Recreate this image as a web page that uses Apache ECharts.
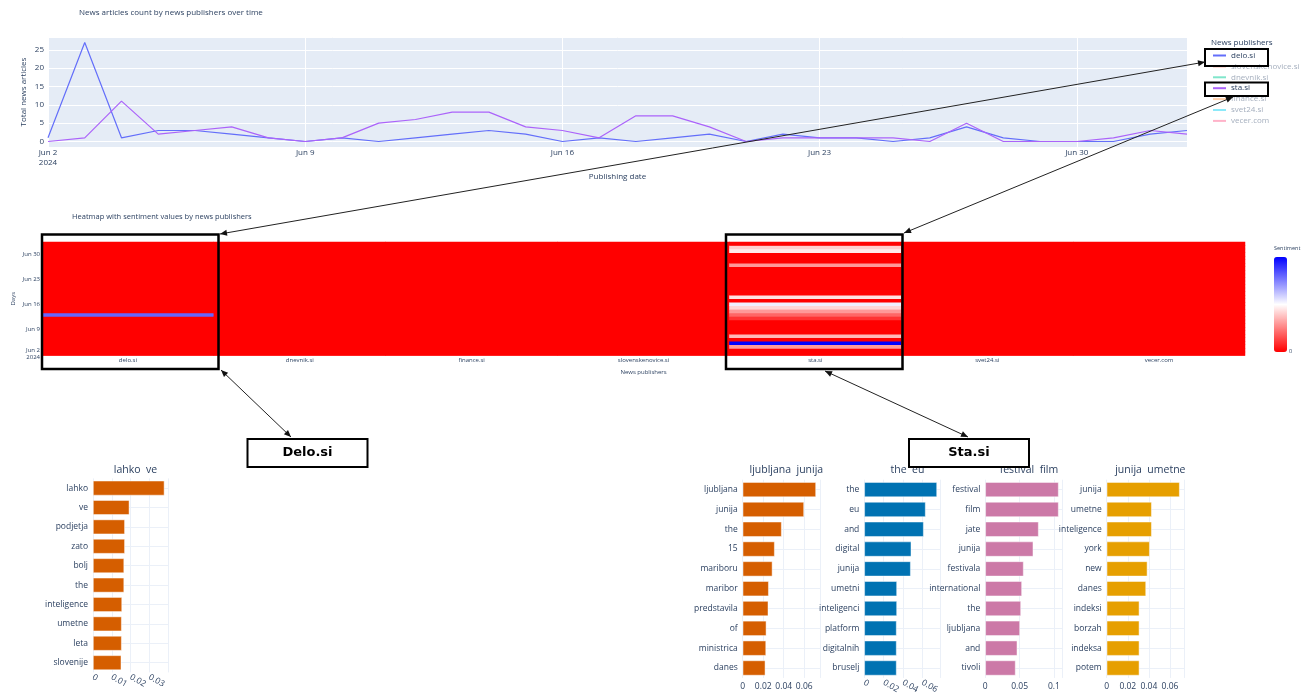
<!DOCTYPE html>
<html>
<head>
<meta charset="utf-8">
<script src="https://cdn.jsdelivr.net/npm/echarts@6/dist/echarts.min.js"></script>
<style>html,body{margin:0;padding:0;background:#fff}#main{width:1302px;height:693px}</style>
</head>
<body>
<div id="main"></div>
<script>
// days on the time axis
var days = ['2024-06-02','2024-06-03','2024-06-04','2024-06-05','2024-06-06','2024-06-07','2024-06-08',
  '2024-06-09','2024-06-10','2024-06-11','2024-06-12','2024-06-13','2024-06-14','2024-06-15',
  '2024-06-16','2024-06-17','2024-06-18','2024-06-19','2024-06-20','2024-06-21','2024-06-22',
  '2024-06-23','2024-06-24','2024-06-25','2024-06-26','2024-06-27','2024-06-28','2024-06-29',
  '2024-06-30','2024-07-01','2024-07-02','2024-07-03'];
var dayTicks = ['2024-06-02','2024-06-09','2024-06-16','2024-06-23','2024-06-30'];
var dayTickLabels = ['Jun 2\n2024','Jun 9','Jun 16','Jun 23','Jun 30'];

// line chart
var publishers = ['delo.si','slovenskenovice.si','dnevnik.si','sta.si','finance.si','svet24.si','vecer.com'];
var publisherColors = ['#636efa','#f7aa9d','#80e6cb','#ab63fa','#ffd0ad','#8ce9f9','#ffb3c9'];
var publisherVisible = [true,false,false,true,false,false,false];
var deloCounts = [1,27,1,3,3,2,1,0,1,0,1,2,3,2,0,1,0,1,2,0,2,1,1,0,1,4,1,0,0,0,2,3];
var staCounts  = [0,1,11,2,3,4,1,0,1,5,6,8,8,4,3,1,7,7,4,0,1,1,1,1,0,5,0,0,0,1,3,2];

// heatmap
var heatPublishers = ['delo.si','dnevnik.si','finance.si','slovenskenovice.si','sta.si','svet24.si','vecer.com'];
var deloSentiment = [0,0,0,0,0,0,0,0,0,0,0,0.8,0,0,0,0,0,0,0,0,0,0,0,0,0,0,0,0,0,0,0,0];
var staSentiment  = [0,0,0.3,1,0,0.36,0,0,0,0,0.1,0.2,0.3,0.42,0.53,0,0.44,0,0,0,0,0,0,0,0,0.3,0,0,0,0.46,0.4,0];
var zeroSentiment = [0,0,0,0,0,0,0,0,0,0,0,0,0,0,0,0,0,0,0,0,0,0,0,0,0,0,0,0,0,0,0,0];

// topic bar charts
var deloWords  = ['lahko','ve','podjetja','zato','bolj','the','inteligence','umetne','leta','slovenije'];
var deloScores = [0.0381,0.0194,0.0170,0.0170,0.0166,0.0166,0.0155,0.0153,0.0153,0.0151];
var staWords1  = ['ljubljana','junija','the','15','mariboru','maribor','predstavila','of','ministrica','danes'];
var staScores1 = [0.0715,0.0598,0.0380,0.0312,0.0290,0.0254,0.0250,0.0231,0.0228,0.0221];
var staWords2  = ['the','eu','and','digital','junija','umetni','inteligenci','platform','digitalnih','bruselj'];
var staScores2 = [0.0752,0.0634,0.0614,0.0486,0.0480,0.0338,0.0338,0.0334,0.0334,0.0334];
var staWords3  = ['festival','film','jate','junija','festivala','international','the','ljubljana','and','tivoli'];
var staScores3 = [0.1068,0.1068,0.0777,0.0699,0.0558,0.0534,0.0520,0.0505,0.0466,0.0441];
var staWords4  = ['junija','umetne','inteligence','york','new','danes','indeksi','borzah','indeksa','potem'];
var staScores4 = [0.0692,0.0427,0.0427,0.0408,0.0386,0.0373,0.0310,0.0310,0.0310,0.0310];

var FONT = 'Open Sans';
var INK = '#2a3f5f';

function dayLabel(v) {
  var i = dayTicks.indexOf(v);
  return i < 0 ? '' : dayTickLabels[i];
}

var grids = [
  {left: 48, top: 37, width: 1139, height: 110, show: true, backgroundColor: '#e5ecf6', borderWidth: 0},
  // red backdrop hides antialiasing seams between heatmap cells
  {left: 42, top: 242, width: 1203, height: 113.5, show: true, backgroundColor: '#ff0000', borderWidth: 0}
];
var xAxes = [
  {gridIndex: 0, type: 'category', data: days, boundaryGap: false,
    axisLine: {show: false}, axisTick: {show: false},
    axisLabel: {interval: 6, formatter: dayLabel, fontSize: 8, lineHeight: 10, color: INK, fontFamily: FONT, margin: 1},
    splitLine: {show: true, interval: 6, lineStyle: {color: '#fff', width: 1}},
    name: 'Publishing date', nameLocation: 'middle', nameGap: 26, nameMoveOverlap: false,
    nameTextStyle: {fontSize: 8, color: INK, fontFamily: FONT}},
  {gridIndex: 1, type: 'category', data: heatPublishers,
    axisLine: {show: false}, axisTick: {show: false},
    axisLabel: {fontSize: 6, color: INK, fontFamily: FONT, margin: 2},
    name: 'News publishers', nameLocation: 'middle', nameGap: 14, nameMoveOverlap: false,
    nameTextStyle: {fontSize: 6, color: INK, fontFamily: FONT}}
];
var yAxes = [
  {gridIndex: 0, type: 'value', min: -1.5, max: 28.5, splitNumber: 6,
    axisLine: {show: false}, axisTick: {show: false},
    axisLabel: {fontSize: 8, color: INK, fontFamily: FONT, margin: 4,
      formatter: function (v) { return v % 5 === 0 ? v : ''; }},
    splitLine: {lineStyle: {color: '#fff', width: 1}},
    name: 'Total news articles', nameLocation: 'middle', nameGap: 20, nameMoveOverlap: false,
    nameTextStyle: {fontSize: 8, color: INK, fontFamily: FONT}},
  {gridIndex: 1, type: 'category', data: days,
    axisLine: {show: false}, axisTick: {show: false},
    axisLabel: {interval: 6, formatter: dayLabel, fontSize: 6, lineHeight: 6.5, color: INK, fontFamily: FONT, margin: 2},
    name: 'Days', nameLocation: 'middle', nameGap: 26, nameMoveOverlap: false,
    nameTextStyle: {fontSize: 6, color: INK, fontFamily: FONT}}
];

var series = [];
var legendData = [];
publishers.forEach(function (p, i) {
  var values = p === 'delo.si' ? deloCounts : (p === 'sta.si' ? staCounts : []);
  series.push({
    name: p, type: 'line', xAxisIndex: 0, yAxisIndex: 0,
    data: values, symbol: 'none', color: publisherColors[i],
    lineStyle: {width: 1.2, color: publisherColors[i]}
  });
  legendData.push({name: p, textStyle: {color: publisherVisible[i] ? INK : '#a5afbe'}});
});

var heatData = [];
heatPublishers.forEach(function (p, xi) {
  var vals = p === 'delo.si' ? deloSentiment : (p === 'sta.si' ? staSentiment : zeroSentiment);
  vals.forEach(function (v, yi) { heatData.push([xi, yi, v]); });
});
series.push({type: 'heatmap', xAxisIndex: 1, yAxisIndex: 1, data: heatData, progressive: 0});

var titles = [
  {text: 'News articles count by news publishers over time', left: 74, top: 4,
    textStyle: {fontSize: 8, fontWeight: 'normal', color: INK, fontFamily: FONT}},
  {text: 'Heatmap with sentiment values by news publishers', left: 67, top: 208,
    textStyle: {fontSize: 7.5, fontWeight: 'normal', color: INK, fontFamily: FONT}}
];

function addBars(left, top, width, height, words, scores, color, max, interval, rotate, title) {
  var gi = grids.length;
  grids.push({left: left, top: top, width: width, height: height});
  xAxes.push({gridIndex: gi, type: 'value', min: 0, max: max, interval: interval,
    axisLine: {show: false}, axisTick: {show: false},
    axisLabel: {fontSize: 8.5, color: INK, fontFamily: FONT, margin: 4, rotate: rotate, showMaxLabel: false},
    splitLine: {lineStyle: {color: '#ebf0f8'}}});
  yAxes.push({gridIndex: gi, type: 'category', data: words, inverse: true,
    axisLine: {show: false}, axisTick: {show: false},
    axisLabel: {fontSize: 8.5, color: INK, fontFamily: FONT, margin: 5},
    splitLine: {show: true, alignWithLabel: true, lineStyle: {color: '#ebf0f8'}}});
  series.push({type: 'bar', xAxisIndex: gi, yAxisIndex: gi, data: scores, barCategoryGap: '24%',
    itemStyle: {color: color, borderColor: 'rgba(255,255,255,0.8)', borderWidth: 0.6}});
  titles.push({text: title, left: left + width / 2, top: 460, textAlign: 'center',
    textStyle: {fontSize: 10.5, fontWeight: 'normal', color: INK, fontFamily: FONT}});
}
addBars(93, 478.4, 75, 194, deloWords, deloScores, '#D55E00', 0.04, 0.01, -30, 'lahko  ve');
addBars(742.7, 479.7, 77.3, 198.2, staWords1, staScores1, '#D55E00', 0.0754, 0.02, 0, 'ljubljana  junija');
addBars(864.3, 479.7, 76.4, 198.2, staWords2, staScores2, '#0072B2', 0.079, 0.02, -30, 'the  eu');
addBars(985.3, 479.7, 77.3, 198.2, staWords3, staScores3, '#CC79A7', 0.1126, 0.05, 0, 'festival  film');
addBars(1106.7, 479.7, 77.3, 198.2, staWords4, staScores4, '#E69F00', 0.0733, 0.02, 0, 'junija  umetne');

grids.forEach(function (g) { g.outerBoundsMode = 'none'; g.containLabel = false; });

// annotation boxes and arrows
function box(x1, y1, x2, y2, w) {
  return {type: 'rect', z: 100, shape: {x: x1, y: y1, width: x2 - x1, height: y2 - y1},
    style: {fill: 'none', stroke: '#000', lineWidth: w || 2.5}};
}
function head(tx, ty, fx, fy) {
  var a = Math.atan2(ty - fy, tx - fx), L = 7, W = 3;
  var bx = tx - L * Math.cos(a), by = ty - L * Math.sin(a);
  return {type: 'polygon', z: 100,
    shape: {points: [[tx, ty], [bx - W * Math.sin(a), by + W * Math.cos(a)], [bx + W * Math.sin(a), by - W * Math.cos(a)]]},
    style: {fill: '#111'}};
}
function arrow(x1, y1, x2, y2) {
  return [
    {type: 'line', z: 100, shape: {x1: x1, y1: y1, x2: x2, y2: y2}, style: {stroke: '#222', lineWidth: 1}},
    head(x1, y1, x2, y2), head(x2, y2, x1, y1)
  ];
}
function labelBox(x1, y1, x2, y2, text) {
  return [
    {type: 'rect', z: 100, shape: {x: x1, y: y1, width: x2 - x1, height: y2 - y1},
      style: {fill: '#fff', stroke: '#000', lineWidth: 2}},
    {type: 'text', z: 101, x: (x1 + x2) / 2, y: (y1 + y2) / 2,
      style: {text: text, font: 'bold 13px "DejaVu Sans"', fill: '#000', textAlign: 'center', textVerticalAlign: 'middle'}}
  ];
}

var graphics = [
  {type: 'text', left: 1211, top: 39, style: {text: 'News publishers', font: '8px "Open Sans"', fill: INK}},
  {type: 'text', left: 1274, top: 245, style: {text: 'Sentiment', font: '5.5px "Open Sans"', fill: INK}},
  {type: 'text', left: 1289, top: 348, style: {text: '0', font: '5.5px "Open Sans"', fill: INK}},
  box(42, 234.5, 218.5, 369),
  box(726, 234.5, 902.5, 369),
  box(1205, 49, 1268, 66, 2),
  box(1205, 82.5, 1268, 96, 2)
].concat(
  arrow(220, 234, 1205, 62),
  arrow(904, 233, 1233, 97),
  arrow(221, 370, 291, 437),
  arrow(825, 371, 968, 437),
  labelBox(247.5, 439, 367.5, 467, 'Delo.si'),
  labelBox(909, 439, 1029, 467, 'Sta.si')
);

var chart = echarts.init(document.getElementById('main'), null, {renderer: 'canvas'});
chart.setOption({
  animation: false,
  backgroundColor: '#fff',
  textStyle: {fontFamily: FONT},
  title: titles,
  legend: {
    orient: 'vertical', left: 1212, top: 51, padding: 0,
    itemWidth: 13, itemHeight: 9, itemGap: 1.9,
    itemStyle: {opacity: 0},
    textStyle: {fontSize: 8, color: INK, fontFamily: FONT, lineHeight: 9},
    data: legendData, selectedMode: false
  },
  visualMap: {
    type: 'continuous', seriesIndex: 7, min: 0, max: 1, calculable: false,
    orient: 'vertical', left: 1274, top: 257, itemWidth: 13, itemHeight: 95, padding: 0,
    inRange: {color: ['#ff0000', '#ffffff', '#0000ff']}, text: null
  },
  grid: grids,
  xAxis: xAxes,
  yAxis: yAxes,
  series: series,
  graphic: graphics
});
</script>
</body>
</html>
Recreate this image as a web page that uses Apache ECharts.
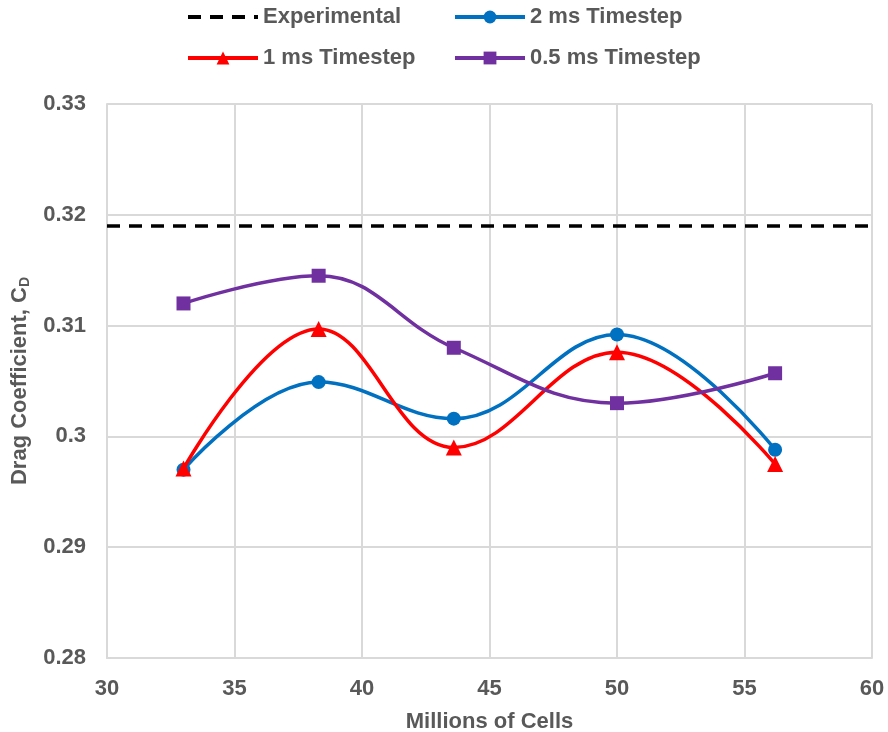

········

- [YOUR TASK]: The lines from the start of the entries above through the one containing "var dayTickLabels = ['Jun" are to be retyped exactly, and no others. Pictures are left out.

- [RESPONSE]:
Recreate this image as a web page that uses Apache ECharts.
<!DOCTYPE html>
<html>
<head>
<meta charset="utf-8">
<script src="https://cdn.jsdelivr.net/npm/echarts@6/dist/echarts.min.js"></script>
<style>html,body{margin:0;padding:0;background:#fff}#main{width:1302px;height:693px}</style>
</head>
<body>
<div id="main"></div>
<script>
// days on the time axis
var days = ['2024-06-02','2024-06-03','2024-06-04','2024-06-05','2024-06-06','2024-06-07','2024-06-08',
  '2024-06-09','2024-06-10','2024-06-11','2024-06-12','2024-06-13','2024-06-14','2024-06-15',
  '2024-06-16','2024-06-17','2024-06-18','2024-06-19','2024-06-20','2024-06-21','2024-06-22',
  '2024-06-23','2024-06-24','2024-06-25','2024-06-26','2024-06-27','2024-06-28','2024-06-29',
  '2024-06-30','2024-07-01','2024-07-02','2024-07-03'];
var dayTicks = ['2024-06-02','2024-06-09','2024-06-16','2024-06-23','2024-06-30'];
var dayTickLabels = ['Jun 2\n2024','Jun 9','Jun 16','Jun 23','Jun 30'];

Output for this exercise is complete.